Steven Schveighoffer schveiguy at yahoo.com
Mon Jul 11 05:17:50 PDT 2011


On Sat, 09 Jul 2011 13:28:25 -0400, Nick Sabalausky <a at a.a> wrote:

> "Steven Schveighoffer" <schveiguy at yahoo.com> wrote in message
> news:op.vybq4xkkeav7ka at localhost.localdomain...
>> On Fri, 08 Jul 2011 18:45:58 -0400, Andrej Mitrovic
>> <andrej.mitrovich at gmail.com> wrote:
>>
>>> This is just an observation, not a question or anything.
>>>
>>> void main()
>>> {
>>>     enum width = 100;
>>>     double step = 1 / width;
>>>
>>>     writeln(step);  // 0
>>> }
>>>
>>> I've just had this bug in my code. I forgot to make either width or 1
>>> a floating-point type. IOW, I didn't do this:
>>>
>>> void main()
>>> {
>>>     enum width = 100.0;
>>>     double step = 1 / width;   // or .1
>>>
>>>     writeln(step);  // now 0.01
>>> }
>>>
>>> This seems like a very easy mistake to make.

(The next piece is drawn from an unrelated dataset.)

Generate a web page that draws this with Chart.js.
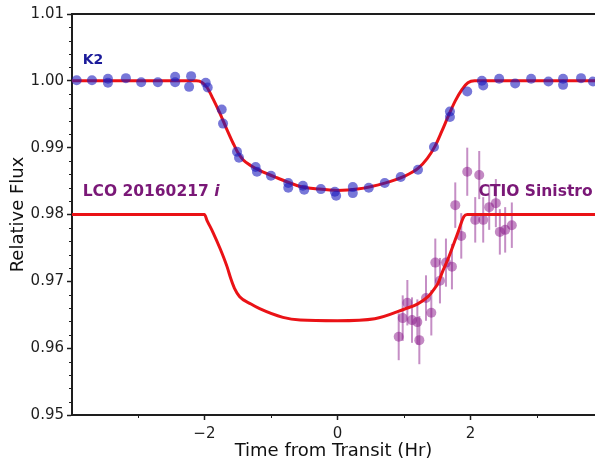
<!DOCTYPE html>
<html>
<head>
<meta charset="utf-8">
<script src="https://cdn.jsdelivr.net/npm/chart.js@4.4.1/dist/chart.umd.min.js"></script>
<style>
  html, body { margin: 0; padding: 0; background: #fff; overflow: hidden; }
</style>
</head>
<body>
<canvas id="lightcurve" width="595" height="462"></canvas>
<script>
'use strict'

// K2 folded photometry (hours from mid-transit, relative flux)
const k2Time = [-3.92, -3.69, -3.45, -3.45, -3.18, -2.95, -2.70, -2.44, -2.44, -2.20, -2.23,
  -1.98, -1.95, -1.74, -1.72, -1.51, -1.48, -1.23, -1.21, -1.00, -0.74, -0.74, -0.52, -0.50,
  -0.25, -0.04, -0.02, 0.23, 0.23, 0.47, 0.71, 0.95, 1.21, 1.45, 1.69, 1.69, 1.95, 2.17,
  2.19, 2.43, 2.67, 2.91, 3.17, 3.39, 3.39, 3.66, 3.84]
const k2Flux = [1.0001, 1.0001, 1.0003, 0.9997, 1.0004, 0.9998, 0.9998, 1.0006, 0.9998, 1.0007, 0.9991,
  0.9997, 0.9990, 0.9957, 0.9936, 0.9894, 0.9885, 0.9871, 0.9864, 0.9858, 0.9847, 0.9840, 0.9843, 0.9837,
  0.9838, 0.9834, 0.9828, 0.9841, 0.9832, 0.9840, 0.9847, 0.9856, 0.9867, 0.9901, 0.9954, 0.9946, 0.9984, 1.0000,
  0.9993, 1.0003, 0.9996, 1.0003, 0.9999, 1.0003, 0.9994, 1.0004, 0.9999]

// K2 best-fit model
const k2ModelTime = [-4.0, -2.12, -2.04, -1.96, -1.87, -1.77, -1.67, -1.57, -1.50, -1.42, -1.30, -1.17,
  -0.91, -0.56, -0.28, 0.0, 0.30, 0.71, 1.00, 1.21, 1.35, 1.47, 1.57, 1.66, 1.77, 1.87, 1.96, 2.06, 4.0]
const k2ModelFlux = [1.0000, 1.0000, 0.9998, 0.9990, 0.9973, 0.9952, 0.9929, 0.9907, 0.9893, 0.9882, 0.9873, 0.9866,
  0.9855, 0.9842, 0.9838, 0.9836, 0.9838, 0.9847, 0.9857, 0.9869, 0.9884, 0.9903, 0.9925, 0.9946, 0.9970, 0.9987, 0.9997, 1.0000, 1.0000]

// LCO i-band model (offset by -0.02)
const lcoModelTime = [-4.0, -2.00, -1.96, -1.87, -1.76, -1.66, -1.60, -1.55, -1.47, -1.30, -1.17, -0.82,
  -0.56, 0.0, 0.56, 1.02, 1.20, 1.36, 1.45, 1.51, 1.58, 1.66, 1.81, 1.90, 1.95, 4.0]
const lcoModelFlux = [0.9800, 0.9800, 0.9791, 0.9773, 0.9748, 0.9722, 0.9703, 0.9690, 0.9677, 0.9666, 0.9659, 0.9646,
  0.9642, 0.9641, 0.9644, 0.9659, 0.9666, 0.9677, 0.9688, 0.9697, 0.9715, 0.9733, 0.9773, 0.9797, 0.9800, 0.9800]

// CTIO Sinistro photometry with 1-sigma errors
const ctioTime = [0.92, 0.98, 1.05, 1.12, 1.20, 1.23, 1.33, 1.41, 1.47, 1.54, 1.63, 1.72,
  1.77, 1.86, 1.95, 2.07, 2.13, 2.19, 2.28, 2.38, 2.44, 2.52, 2.62]
const ctioFlux = [0.9617, 0.9645, 0.9668, 0.9642, 0.9639, 0.9612, 0.9675, 0.9653, 0.9728, 0.9701, 0.9728, 0.9722,
  0.9814, 0.9768, 0.9864, 0.9792, 0.9859, 0.9792, 0.9811, 0.9817, 0.9774, 0.9777, 0.9784]
const ctioErr = [0.0035, 0.0034, 0.0034, 0.0034, 0.0034, 0.0036, 0.0034, 0.0034, 0.0036, 0.0034, 0.0036, 0.0034,
  0.0034, 0.0034, 0.0036, 0.0034, 0.0036, 0.0034, 0.0034, 0.0036, 0.0034, 0.0034, 0.0034]

// axis ticks
const xMajorTicks = [-2, 0, 2]
const xMinorTicks = [-3, -1, 1, 3]
const yMajorTicks = [0.95, 0.96, 0.97, 0.98, 0.99, 1.00, 1.01]

const toPoints = (xs, ys) => xs.map((x, i) => ({ x: x, y: ys[i] }))

const axisColor = '#1e1e1e'
const redLine = 'rgb(234, 18, 22)'
const fontFamily = "'DejaVu Sans', sans-serif"

// error bars for any dataset carrying an `errors` array
const errorBars = {
  id: 'errorBars',
  beforeDatasetsDraw (chart) {
    const { ctx, scales } = chart
    chart.data.datasets.forEach(function (ds) {
      if (!ds.errors) return
      ctx.save()
      ctx.strokeStyle = ds.errorColor
      ctx.lineWidth = 2
      ds.data.forEach(function (p, i) {
        const x = scales.x.getPixelForValue(p.x)
        ctx.beginPath()
        ctx.moveTo(x, scales.y.getPixelForValue(p.y - ds.errors[i]))
        ctx.lineTo(x, scales.y.getPixelForValue(p.y + ds.errors[i]))
        ctx.stroke()
      })
      ctx.restore()
    })
  }
}

// small minor tick marks on the outside of the spines
const minorTicks = {
  id: 'minorTicks',
  afterDraw (chart) {
    const { ctx, chartArea, scales } = chart
    ctx.save()
    ctx.strokeStyle = axisColor
    ctx.lineWidth = 1
    ctx.beginPath()
    for (let v = 0.952; v < 1.0095; v += 0.002) {
      if (Math.abs(v * 100 - Math.round(v * 100)) < 1e-6) continue
      const y = Math.round(scales.y.getPixelForValue(v)) + 0.5
      ctx.moveTo(chartArea.left - 3, y)
      ctx.lineTo(chartArea.left, y)
    }
    xMinorTicks.forEach(function (v) {
      const x = Math.round(scales.x.getPixelForValue(v)) + 0.5
      ctx.moveTo(x, chartArea.bottom)
      ctx.lineTo(x, chartArea.bottom + 3)
    })
    ctx.stroke()
    ctx.restore()
  }
}

// in-plot dataset labels
const panelLabels = {
  id: 'panelLabels',
  afterDatasetsDraw (chart) {
    const { ctx, scales } = chart
    ctx.save()
    ctx.textBaseline = 'middle'
    ctx.textAlign = 'left'

    ctx.fillStyle = '#1b1b9a'
    ctx.font = 'bold 14px ' + fontFamily
    ctx.fillText('K2', scales.x.getPixelForValue(-3.83), scales.y.getPixelForValue(1.0031))

    ctx.fillStyle = '#7a1877'
    ctx.font = 'bold 15.5px ' + fontFamily
    const lx = scales.x.getPixelForValue(-3.83)
    const ly = scales.y.getPixelForValue(0.9833)
    const base = 'LCO 20160217 '
    ctx.fillText(base, lx, ly)
    const w = ctx.measureText(base).width
    ctx.font = 'italic bold 15.5px ' + fontFamily
    ctx.fillText('i', lx + w, ly)

    ctx.font = 'bold 15.5px ' + fontFamily
    ctx.fillText('CTIO Sinistro', scales.x.getPixelForValue(2.12), scales.y.getPixelForValue(0.9833))
    ctx.restore()
  }
}

const ctx = document.getElementById('lightcurve')

const lightCurve = new Chart(ctx, {
  type: 'scatter',
  data: {
    datasets: [{
      label: 'K2',
      data: toPoints(k2Time, k2Flux),
      backgroundColor: 'rgba(28, 28, 190, 0.6)',
      borderWidth: 0,
      pointRadius: 5,
      order: 0
    }, {
      label: 'K2 model',
      type: 'line',
      data: toPoints(k2ModelTime, k2ModelFlux),
      borderColor: redLine,
      borderWidth: 3,
      pointRadius: 0,
      fill: false,
      cubicInterpolationMode: 'monotone',
      order: 1
    }, {
      label: 'LCO model',
      type: 'line',
      data: toPoints(lcoModelTime, lcoModelFlux),
      borderColor: redLine,
      borderWidth: 3,
      pointRadius: 0,
      fill: false,
      cubicInterpolationMode: 'monotone',
      order: 1
    }, {
      label: 'CTIO Sinistro',
      data: toPoints(ctioTime, ctioFlux),
      errors: ctioErr,
      errorColor: 'rgba(140, 30, 140, 0.5)',
      backgroundColor: 'rgba(135, 20, 135, 0.5)',
      borderWidth: 0,
      pointRadius: 5,
      order: 2
    }]
  },
  options: {
    responsive: false,
    devicePixelRatio: 1,
    animation: false,
    layout: { autoPadding: false, padding: { top: 14, right: 0, bottom: 0, left: 0 } },
    plugins: {
      legend: { display: false },
      tooltip: { enabled: false }
    },
    scales: {
      x: {
        type: 'linear',
        position: 'bottom',
        min: -3.99,
        max: 3.87,
        afterBuildTicks: (axis) => { axis.ticks = xMajorTicks.map(v => ({ value: v })) },
        afterFit: (axis) => { axis.height = 47 },
        ticks: {
          color: axisColor,
          padding: 5,
          font: { family: fontFamily, size: 15 },
          callback: (v) => (v < 0 ? '\u2212' + Math.abs(v) : String(v))
        },
        grid: { drawOnChartArea: false, drawTicks: true, tickLength: 5, tickWidth: 1.5, tickColor: axisColor },
        border: { display: true, color: axisColor, width: 2 },
        title: {
          display: true,
          text: 'Time from Transit (Hr)',
          color: '#111',
          font: { family: fontFamily, size: 18 },
          padding: { top: 0, bottom: 0 }
        }
      },
      xTop: {
        type: 'linear',
        position: 'top',
        min: -3.99,
        max: 3.87,
        afterFit: (axis) => { axis.height = 0 },
        ticks: { display: false },
        grid: { display: false },
        border: { display: true, color: axisColor, width: 2 }
      },
      y: {
        type: 'linear',
        position: 'left',
        min: 0.95,
        max: 1.01,
        afterBuildTicks: (axis) => { axis.ticks = yMajorTicks.map(v => ({ value: v })) },
        afterFit: (axis) => { axis.width = 72 },
        ticks: {
          color: axisColor,
          padding: 3,
          font: { family: fontFamily, size: 15 },
          callback: (v) => v.toFixed(2)
        },
        grid: { drawOnChartArea: false, drawTicks: true, tickLength: 5, tickWidth: 1.5, tickColor: axisColor },
        border: { display: true, color: axisColor, width: 2 },
        title: {
          display: true,
          text: 'Relative Flux',
          color: '#111',
          font: { family: fontFamily, size: 18 },
          padding: { top: 8, bottom: 0 }
        }
      }
    }
  },
  plugins: [errorBars, minorTicks, panelLabels]
})
</script>
</body>
</html>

But I know the compiler
>>> is probably powerless to do anything about it. It has an expression
>>> resulting in an int at the RHS, and it can easily cast this to a
>>> double since there's no obvious loss of precision when casting
>>> int->double.
>>
>> BTW, this is definitely not something the compiler can determine.  You  
>> may
>> actually *want* to have integer division then convert to a double.
>>
>> So a lint tool would be perfect for this -- it cannot be an error, and
>> warnings don't exist in D.
>>
>
> Yea they do: dmd -wi

Hm... I didn't know about that switch, I thought warnings were enabled  
with -w and that made them errors.

I suppose you could stick this in there.